West Indies cricket has plummeted down from the stratosphere of their glory days, the two-decade supremacy from the mid-1970s to the mid-1990s, and have hurtled in an unchecked free fall, passing downward through every strata along which it had soared, struggling amidst the dark and murky clouds that have gathered threateningly low over their cricketing landscape. And Pakistan have had their problems as well, not least of which was having to find an adopted home in UAE. A cricket-playing nation that has struggled with every kind of problem from terrorism to spot fixing, and have continued to produce exciting talents who cannot demonstrate their brilliance in front of their countrymen.
Two curious sides with curious tales, perhaps interesting enough for sociologists and historians to zoom in with their microscopes, but hardly the material with which to bedazzle the general cricket fan. What with DLF maximums being sent into orbit in the other part of the world, as dancing girls shake their hips and more every evening.
Which is sad. Because in the past the meeting of these two sides, in Tests and ODIs, have produced titanic clashes, edge of the seat excitement, gnawed nails and cracked knuckles and plenty of historic feats.
The milestone paved start
The saga started from the very first meeting between the two sides, at Barbados in early 1958. Everton Weekes cracked 197, Conrad Hunte 142, and Roy Gilchrist blasted the visitors out to ensure a 473-run lead and enforce follow-on. And then came that phenomenon called Hanif Mohammad, dousing the fire of the Caribbean attack in his infinite reservoirs of patience, grinding out 337 in 970 minutes to save the match and inscribe his name in the annals of history.
The response was in kind, and in the same series. At Jamaica, the 21-year-old Garry Sobers notched up his first ever Test hundred, and made it a huge, huge one, going past Len Hutton’s world record to amass 365 not out.
Down the years, the feats may not have been as massive, but the encounters have been as memorable. The contests even keener.

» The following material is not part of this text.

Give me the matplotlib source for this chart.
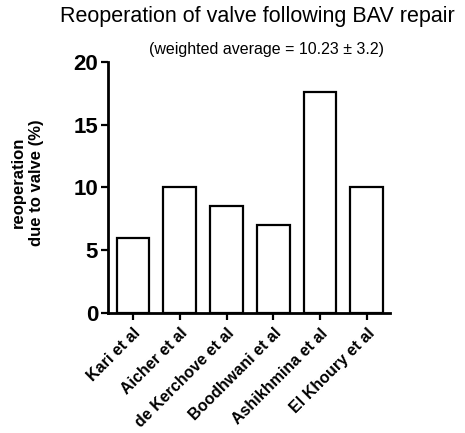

Who can forget Fazal Mahmood capturing 12 wickets at Dhaka in 1959 to wrap up the series for Pakistan, with Sobers and Kanhai among his victims, both leg before, the former unable to believe the umpire’s finger?
Curiously the two teams did not meet for one and a half decades after that, but when they did it seemed that the cricketing gods had been preparing the stage with care for some of the most enduring classics in the history of the game.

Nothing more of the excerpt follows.